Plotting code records

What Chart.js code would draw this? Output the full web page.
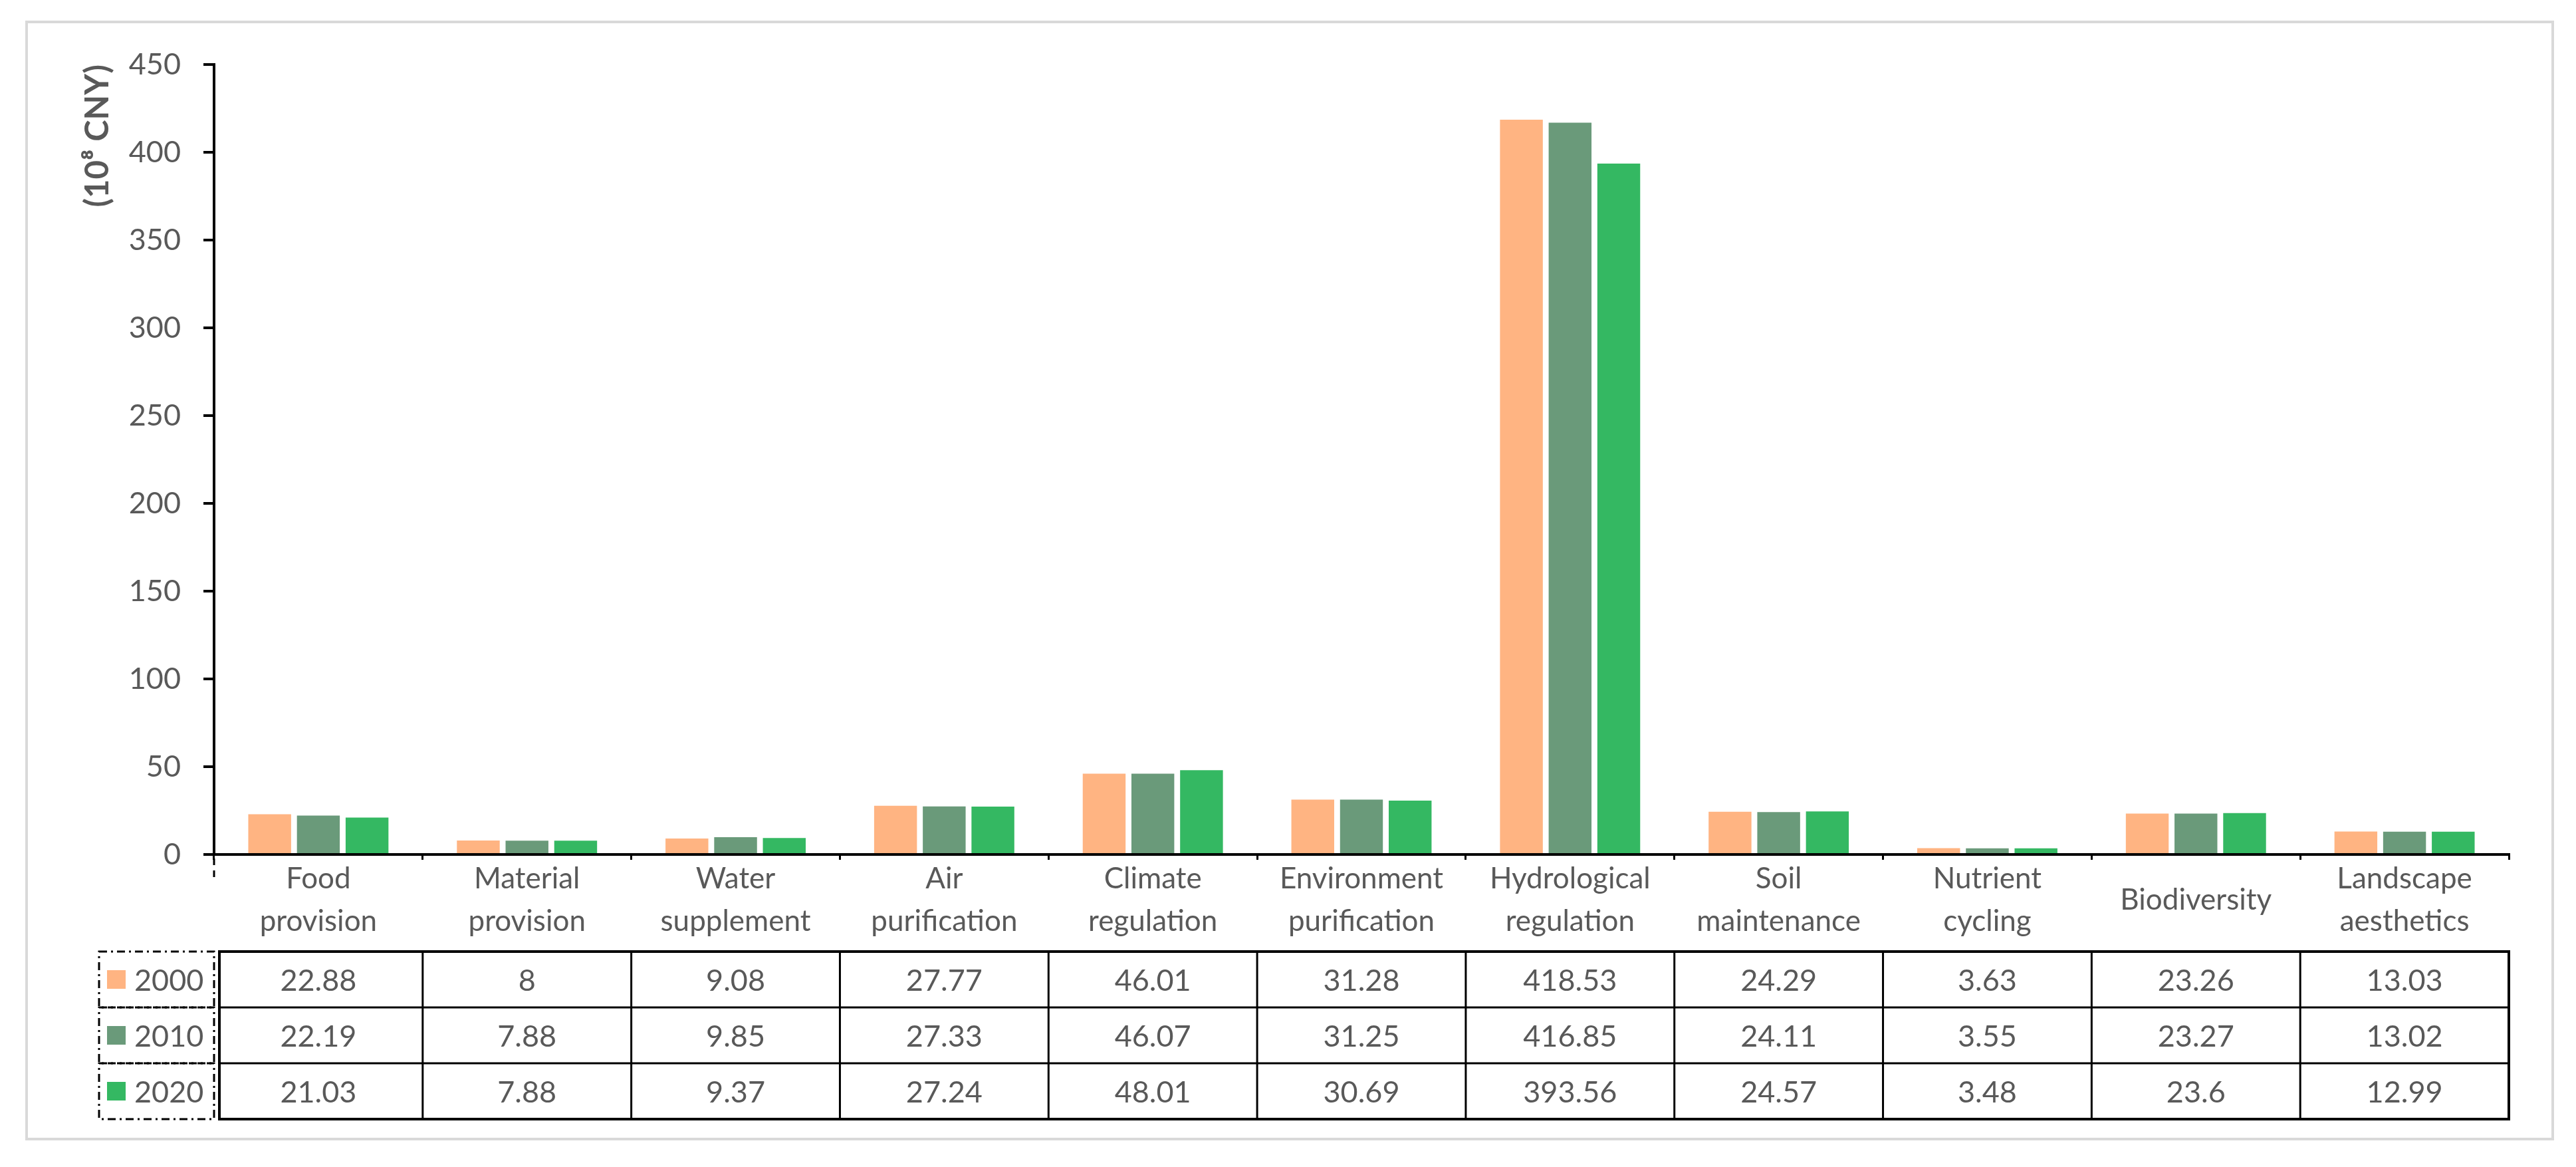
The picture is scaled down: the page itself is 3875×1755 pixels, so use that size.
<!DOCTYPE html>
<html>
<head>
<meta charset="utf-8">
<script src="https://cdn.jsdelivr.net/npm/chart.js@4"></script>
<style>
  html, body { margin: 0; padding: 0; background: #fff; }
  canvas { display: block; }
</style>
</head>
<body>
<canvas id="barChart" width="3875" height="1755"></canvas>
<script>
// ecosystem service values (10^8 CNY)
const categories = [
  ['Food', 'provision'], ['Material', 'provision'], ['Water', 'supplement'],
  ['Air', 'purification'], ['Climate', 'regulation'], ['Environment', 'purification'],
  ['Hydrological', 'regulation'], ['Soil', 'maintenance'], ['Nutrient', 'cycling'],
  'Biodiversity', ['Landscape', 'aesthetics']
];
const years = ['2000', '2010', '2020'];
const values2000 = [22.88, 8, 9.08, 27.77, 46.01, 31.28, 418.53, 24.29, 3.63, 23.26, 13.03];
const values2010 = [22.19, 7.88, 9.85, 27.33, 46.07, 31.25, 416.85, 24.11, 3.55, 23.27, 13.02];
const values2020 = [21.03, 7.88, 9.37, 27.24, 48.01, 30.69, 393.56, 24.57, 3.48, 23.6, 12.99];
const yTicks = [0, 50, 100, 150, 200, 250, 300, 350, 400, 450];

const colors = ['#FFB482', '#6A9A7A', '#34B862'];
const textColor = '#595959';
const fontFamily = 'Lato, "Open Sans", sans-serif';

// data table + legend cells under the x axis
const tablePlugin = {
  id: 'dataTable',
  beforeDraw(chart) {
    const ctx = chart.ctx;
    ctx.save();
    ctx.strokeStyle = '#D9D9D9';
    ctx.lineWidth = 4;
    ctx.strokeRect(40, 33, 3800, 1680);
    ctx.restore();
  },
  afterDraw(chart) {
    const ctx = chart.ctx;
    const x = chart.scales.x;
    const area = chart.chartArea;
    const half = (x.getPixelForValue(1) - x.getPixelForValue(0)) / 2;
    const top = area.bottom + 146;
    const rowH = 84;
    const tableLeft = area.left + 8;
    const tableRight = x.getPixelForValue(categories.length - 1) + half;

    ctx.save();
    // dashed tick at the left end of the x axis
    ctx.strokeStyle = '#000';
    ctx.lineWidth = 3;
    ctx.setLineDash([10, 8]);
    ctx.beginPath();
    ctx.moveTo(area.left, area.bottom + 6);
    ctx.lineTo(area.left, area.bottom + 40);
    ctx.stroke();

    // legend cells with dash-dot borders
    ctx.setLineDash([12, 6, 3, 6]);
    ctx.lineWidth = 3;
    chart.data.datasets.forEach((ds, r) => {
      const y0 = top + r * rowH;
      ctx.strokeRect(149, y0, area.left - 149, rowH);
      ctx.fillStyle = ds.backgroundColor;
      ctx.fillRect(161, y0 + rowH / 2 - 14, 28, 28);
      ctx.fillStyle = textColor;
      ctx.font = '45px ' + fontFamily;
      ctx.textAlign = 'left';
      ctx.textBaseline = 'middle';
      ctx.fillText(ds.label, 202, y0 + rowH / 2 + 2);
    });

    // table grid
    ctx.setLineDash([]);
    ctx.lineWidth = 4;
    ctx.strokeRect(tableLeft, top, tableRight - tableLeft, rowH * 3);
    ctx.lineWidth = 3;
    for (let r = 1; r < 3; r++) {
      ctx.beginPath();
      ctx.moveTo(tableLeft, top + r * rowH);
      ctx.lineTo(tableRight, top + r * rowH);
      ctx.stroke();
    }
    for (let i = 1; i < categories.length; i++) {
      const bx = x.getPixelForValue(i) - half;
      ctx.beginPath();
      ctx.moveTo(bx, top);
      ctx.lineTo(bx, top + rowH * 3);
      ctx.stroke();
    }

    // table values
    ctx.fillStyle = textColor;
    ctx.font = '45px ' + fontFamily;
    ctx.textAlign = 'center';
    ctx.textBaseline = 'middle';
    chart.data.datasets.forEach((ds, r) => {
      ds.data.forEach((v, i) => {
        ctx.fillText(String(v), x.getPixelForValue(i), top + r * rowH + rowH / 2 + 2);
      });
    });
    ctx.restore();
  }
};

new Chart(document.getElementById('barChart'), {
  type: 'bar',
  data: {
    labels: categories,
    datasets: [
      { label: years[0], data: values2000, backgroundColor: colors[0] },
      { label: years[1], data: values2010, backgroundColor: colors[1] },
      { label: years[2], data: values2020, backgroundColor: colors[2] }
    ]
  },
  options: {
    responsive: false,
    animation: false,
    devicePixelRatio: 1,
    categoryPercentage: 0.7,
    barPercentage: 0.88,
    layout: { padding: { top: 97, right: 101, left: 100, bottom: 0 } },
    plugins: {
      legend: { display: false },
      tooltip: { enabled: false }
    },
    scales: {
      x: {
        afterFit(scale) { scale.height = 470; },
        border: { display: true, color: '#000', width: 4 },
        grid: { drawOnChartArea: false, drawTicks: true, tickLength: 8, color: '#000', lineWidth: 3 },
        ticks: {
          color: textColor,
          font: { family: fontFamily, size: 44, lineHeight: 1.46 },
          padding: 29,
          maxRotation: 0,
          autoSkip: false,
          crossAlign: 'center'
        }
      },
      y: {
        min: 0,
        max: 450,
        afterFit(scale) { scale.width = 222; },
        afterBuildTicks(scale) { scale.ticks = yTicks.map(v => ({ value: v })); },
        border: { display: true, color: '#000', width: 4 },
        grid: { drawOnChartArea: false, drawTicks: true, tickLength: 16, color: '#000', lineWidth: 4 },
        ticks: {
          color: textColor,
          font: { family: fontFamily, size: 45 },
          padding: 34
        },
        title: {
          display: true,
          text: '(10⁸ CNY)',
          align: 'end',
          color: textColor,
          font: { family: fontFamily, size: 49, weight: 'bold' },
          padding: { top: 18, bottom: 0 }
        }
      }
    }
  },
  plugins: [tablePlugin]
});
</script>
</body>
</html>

==

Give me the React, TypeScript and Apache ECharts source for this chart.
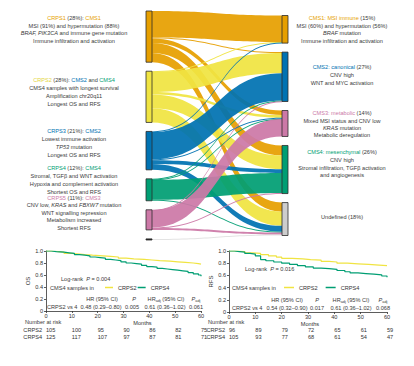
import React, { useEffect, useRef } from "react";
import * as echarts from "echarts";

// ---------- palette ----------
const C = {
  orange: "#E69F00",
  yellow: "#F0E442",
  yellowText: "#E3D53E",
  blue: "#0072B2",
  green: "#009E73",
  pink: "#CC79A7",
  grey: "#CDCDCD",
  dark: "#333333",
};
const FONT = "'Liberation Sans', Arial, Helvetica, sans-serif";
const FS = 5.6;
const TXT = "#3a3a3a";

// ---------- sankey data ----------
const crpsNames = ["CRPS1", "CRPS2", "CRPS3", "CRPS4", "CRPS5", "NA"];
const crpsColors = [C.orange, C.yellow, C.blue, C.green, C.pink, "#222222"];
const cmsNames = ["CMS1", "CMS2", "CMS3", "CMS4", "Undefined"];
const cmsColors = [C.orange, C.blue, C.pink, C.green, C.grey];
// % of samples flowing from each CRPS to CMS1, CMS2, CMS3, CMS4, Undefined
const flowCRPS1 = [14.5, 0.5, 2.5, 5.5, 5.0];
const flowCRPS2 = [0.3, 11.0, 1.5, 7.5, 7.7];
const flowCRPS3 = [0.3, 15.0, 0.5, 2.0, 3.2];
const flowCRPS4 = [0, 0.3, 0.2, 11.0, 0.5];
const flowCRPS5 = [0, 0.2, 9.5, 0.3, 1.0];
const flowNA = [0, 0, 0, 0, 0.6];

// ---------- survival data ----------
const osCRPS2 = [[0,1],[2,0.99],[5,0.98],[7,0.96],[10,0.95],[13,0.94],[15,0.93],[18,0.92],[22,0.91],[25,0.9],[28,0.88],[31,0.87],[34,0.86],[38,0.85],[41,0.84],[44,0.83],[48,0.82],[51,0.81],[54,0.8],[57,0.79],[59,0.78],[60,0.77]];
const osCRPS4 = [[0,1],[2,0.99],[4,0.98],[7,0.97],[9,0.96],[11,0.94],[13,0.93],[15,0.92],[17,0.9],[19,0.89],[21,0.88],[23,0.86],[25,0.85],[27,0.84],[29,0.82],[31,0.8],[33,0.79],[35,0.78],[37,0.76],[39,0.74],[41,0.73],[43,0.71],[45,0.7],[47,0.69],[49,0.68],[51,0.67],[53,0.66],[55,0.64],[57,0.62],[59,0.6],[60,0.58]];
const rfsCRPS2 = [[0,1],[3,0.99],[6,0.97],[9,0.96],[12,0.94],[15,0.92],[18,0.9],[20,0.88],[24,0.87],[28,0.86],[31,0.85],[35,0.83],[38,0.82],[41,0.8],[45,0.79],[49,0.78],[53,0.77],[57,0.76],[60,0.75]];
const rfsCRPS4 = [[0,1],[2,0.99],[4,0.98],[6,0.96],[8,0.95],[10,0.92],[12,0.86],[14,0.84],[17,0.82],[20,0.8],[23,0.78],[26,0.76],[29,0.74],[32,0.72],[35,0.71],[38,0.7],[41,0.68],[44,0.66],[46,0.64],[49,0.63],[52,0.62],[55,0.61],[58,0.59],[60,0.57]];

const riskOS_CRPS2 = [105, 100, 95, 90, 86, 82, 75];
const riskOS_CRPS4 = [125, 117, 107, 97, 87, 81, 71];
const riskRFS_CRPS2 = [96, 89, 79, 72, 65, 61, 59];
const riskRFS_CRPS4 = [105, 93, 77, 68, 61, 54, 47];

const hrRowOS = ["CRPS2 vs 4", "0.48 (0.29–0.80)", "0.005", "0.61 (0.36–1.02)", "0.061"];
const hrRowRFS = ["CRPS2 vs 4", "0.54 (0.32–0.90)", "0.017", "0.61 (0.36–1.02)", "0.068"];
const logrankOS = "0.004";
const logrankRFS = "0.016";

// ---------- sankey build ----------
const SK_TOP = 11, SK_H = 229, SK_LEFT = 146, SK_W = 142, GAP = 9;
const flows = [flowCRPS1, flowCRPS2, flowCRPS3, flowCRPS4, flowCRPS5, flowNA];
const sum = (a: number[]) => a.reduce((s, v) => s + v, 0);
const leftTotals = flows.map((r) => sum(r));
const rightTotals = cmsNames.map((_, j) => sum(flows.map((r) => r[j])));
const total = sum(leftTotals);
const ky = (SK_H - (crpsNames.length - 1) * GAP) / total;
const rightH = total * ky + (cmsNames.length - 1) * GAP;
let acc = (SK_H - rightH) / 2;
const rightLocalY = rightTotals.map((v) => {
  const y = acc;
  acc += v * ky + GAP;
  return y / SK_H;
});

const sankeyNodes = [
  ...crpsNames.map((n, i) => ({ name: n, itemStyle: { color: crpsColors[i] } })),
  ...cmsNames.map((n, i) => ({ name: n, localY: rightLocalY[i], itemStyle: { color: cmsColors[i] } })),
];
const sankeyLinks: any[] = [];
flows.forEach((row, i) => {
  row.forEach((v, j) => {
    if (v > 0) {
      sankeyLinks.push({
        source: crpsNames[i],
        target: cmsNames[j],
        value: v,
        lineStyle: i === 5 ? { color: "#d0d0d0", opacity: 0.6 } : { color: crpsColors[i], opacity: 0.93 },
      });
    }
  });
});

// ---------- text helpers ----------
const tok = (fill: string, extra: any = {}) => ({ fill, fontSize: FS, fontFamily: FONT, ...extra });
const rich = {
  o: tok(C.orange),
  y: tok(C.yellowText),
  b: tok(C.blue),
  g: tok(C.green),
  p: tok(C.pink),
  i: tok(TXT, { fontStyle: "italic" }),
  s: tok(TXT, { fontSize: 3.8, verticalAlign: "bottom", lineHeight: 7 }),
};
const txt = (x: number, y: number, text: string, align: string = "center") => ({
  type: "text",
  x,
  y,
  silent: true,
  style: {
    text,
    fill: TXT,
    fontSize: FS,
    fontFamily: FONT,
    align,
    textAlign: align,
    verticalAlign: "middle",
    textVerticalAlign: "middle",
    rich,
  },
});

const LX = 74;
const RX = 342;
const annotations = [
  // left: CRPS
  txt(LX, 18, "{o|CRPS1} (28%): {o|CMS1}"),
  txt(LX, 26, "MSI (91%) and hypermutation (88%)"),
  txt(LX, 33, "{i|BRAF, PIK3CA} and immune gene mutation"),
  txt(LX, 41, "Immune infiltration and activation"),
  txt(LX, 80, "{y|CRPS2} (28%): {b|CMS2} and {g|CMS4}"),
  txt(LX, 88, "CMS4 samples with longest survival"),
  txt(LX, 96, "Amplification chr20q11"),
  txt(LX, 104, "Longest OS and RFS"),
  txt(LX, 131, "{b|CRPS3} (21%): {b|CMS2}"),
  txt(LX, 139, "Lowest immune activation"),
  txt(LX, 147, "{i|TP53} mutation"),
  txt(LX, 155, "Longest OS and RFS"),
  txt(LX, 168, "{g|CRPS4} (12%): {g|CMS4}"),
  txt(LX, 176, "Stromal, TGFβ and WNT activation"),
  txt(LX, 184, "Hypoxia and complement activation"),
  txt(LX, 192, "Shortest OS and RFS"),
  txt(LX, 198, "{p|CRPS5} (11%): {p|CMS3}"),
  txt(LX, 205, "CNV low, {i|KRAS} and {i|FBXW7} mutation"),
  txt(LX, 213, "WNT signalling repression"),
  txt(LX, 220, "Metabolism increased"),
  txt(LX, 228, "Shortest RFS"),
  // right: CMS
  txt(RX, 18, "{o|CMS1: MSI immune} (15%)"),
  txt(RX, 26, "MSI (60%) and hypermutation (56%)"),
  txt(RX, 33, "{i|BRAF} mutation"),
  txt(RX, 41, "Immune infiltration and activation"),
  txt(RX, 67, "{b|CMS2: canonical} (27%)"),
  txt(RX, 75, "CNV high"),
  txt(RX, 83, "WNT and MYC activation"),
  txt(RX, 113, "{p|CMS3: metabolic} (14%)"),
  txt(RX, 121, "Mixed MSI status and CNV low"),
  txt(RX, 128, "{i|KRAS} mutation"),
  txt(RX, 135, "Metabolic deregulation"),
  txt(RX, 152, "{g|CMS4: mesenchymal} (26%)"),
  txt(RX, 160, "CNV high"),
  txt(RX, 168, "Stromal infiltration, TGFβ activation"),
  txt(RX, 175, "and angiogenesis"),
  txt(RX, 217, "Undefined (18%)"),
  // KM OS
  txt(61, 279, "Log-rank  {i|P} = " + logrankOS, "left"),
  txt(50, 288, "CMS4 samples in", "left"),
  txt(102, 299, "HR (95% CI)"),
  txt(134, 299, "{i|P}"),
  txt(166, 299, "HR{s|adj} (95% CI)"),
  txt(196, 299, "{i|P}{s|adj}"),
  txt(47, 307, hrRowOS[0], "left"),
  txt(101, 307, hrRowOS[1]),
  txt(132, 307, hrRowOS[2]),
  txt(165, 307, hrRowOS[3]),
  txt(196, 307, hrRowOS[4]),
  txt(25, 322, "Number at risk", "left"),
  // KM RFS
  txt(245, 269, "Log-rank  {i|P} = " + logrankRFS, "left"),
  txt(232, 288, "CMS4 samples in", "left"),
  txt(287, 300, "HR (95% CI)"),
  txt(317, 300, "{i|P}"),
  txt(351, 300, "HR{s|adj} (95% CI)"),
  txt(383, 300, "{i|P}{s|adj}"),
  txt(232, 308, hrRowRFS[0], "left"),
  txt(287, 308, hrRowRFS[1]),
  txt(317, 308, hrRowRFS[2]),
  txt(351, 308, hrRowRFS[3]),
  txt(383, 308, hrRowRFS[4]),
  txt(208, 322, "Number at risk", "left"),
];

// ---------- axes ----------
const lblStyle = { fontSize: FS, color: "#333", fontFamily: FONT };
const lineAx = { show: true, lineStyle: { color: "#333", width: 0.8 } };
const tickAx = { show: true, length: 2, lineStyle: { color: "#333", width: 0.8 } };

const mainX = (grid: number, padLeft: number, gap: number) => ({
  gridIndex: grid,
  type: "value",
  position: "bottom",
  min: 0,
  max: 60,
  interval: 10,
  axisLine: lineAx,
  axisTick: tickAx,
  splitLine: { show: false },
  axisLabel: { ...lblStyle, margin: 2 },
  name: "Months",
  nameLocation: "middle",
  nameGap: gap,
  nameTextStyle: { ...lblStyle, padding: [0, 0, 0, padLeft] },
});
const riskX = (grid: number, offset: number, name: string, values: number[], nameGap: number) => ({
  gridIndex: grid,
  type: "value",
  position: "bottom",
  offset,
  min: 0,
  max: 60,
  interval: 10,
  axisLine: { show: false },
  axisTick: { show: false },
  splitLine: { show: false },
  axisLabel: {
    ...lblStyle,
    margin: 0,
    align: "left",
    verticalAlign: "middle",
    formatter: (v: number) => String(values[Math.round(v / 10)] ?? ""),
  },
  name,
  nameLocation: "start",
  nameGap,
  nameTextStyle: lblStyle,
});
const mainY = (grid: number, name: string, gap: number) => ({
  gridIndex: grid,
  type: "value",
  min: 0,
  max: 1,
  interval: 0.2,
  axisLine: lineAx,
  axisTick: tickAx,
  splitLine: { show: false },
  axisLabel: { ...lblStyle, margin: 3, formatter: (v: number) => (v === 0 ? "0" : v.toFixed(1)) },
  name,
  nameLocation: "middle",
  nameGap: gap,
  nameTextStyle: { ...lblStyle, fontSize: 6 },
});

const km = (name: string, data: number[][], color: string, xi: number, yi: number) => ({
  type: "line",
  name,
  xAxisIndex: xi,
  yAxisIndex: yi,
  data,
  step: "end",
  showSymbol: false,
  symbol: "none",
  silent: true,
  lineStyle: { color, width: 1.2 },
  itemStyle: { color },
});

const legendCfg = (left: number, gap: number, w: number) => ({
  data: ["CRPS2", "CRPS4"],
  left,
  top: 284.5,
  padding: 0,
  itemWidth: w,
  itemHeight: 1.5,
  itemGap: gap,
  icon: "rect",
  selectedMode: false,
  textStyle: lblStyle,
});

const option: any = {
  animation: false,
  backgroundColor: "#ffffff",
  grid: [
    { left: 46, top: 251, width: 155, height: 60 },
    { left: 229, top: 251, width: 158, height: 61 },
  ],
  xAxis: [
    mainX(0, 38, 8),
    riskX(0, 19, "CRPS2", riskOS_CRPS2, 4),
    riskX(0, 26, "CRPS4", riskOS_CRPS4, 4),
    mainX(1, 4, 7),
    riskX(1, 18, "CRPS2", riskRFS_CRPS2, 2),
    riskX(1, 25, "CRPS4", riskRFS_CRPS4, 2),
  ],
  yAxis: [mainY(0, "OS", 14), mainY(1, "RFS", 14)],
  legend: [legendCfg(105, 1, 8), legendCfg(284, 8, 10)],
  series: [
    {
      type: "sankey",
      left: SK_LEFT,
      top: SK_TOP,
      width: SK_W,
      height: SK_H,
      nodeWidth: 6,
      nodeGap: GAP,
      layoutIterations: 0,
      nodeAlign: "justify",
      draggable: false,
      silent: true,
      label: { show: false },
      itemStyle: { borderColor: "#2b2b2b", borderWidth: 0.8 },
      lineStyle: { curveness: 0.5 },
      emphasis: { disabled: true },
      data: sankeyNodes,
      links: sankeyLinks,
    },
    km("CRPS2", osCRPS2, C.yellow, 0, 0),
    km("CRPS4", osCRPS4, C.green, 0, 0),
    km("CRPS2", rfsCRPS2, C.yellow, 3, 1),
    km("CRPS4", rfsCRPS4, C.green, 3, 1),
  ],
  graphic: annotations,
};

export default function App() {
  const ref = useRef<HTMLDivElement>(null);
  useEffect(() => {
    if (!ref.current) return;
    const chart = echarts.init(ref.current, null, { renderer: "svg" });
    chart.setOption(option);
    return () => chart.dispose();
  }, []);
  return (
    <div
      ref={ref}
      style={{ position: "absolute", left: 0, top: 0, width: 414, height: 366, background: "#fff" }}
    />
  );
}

* [Problem statement]
Reply with nothing except the number of lines in the listing above that include the string "React".

* [Final result]
2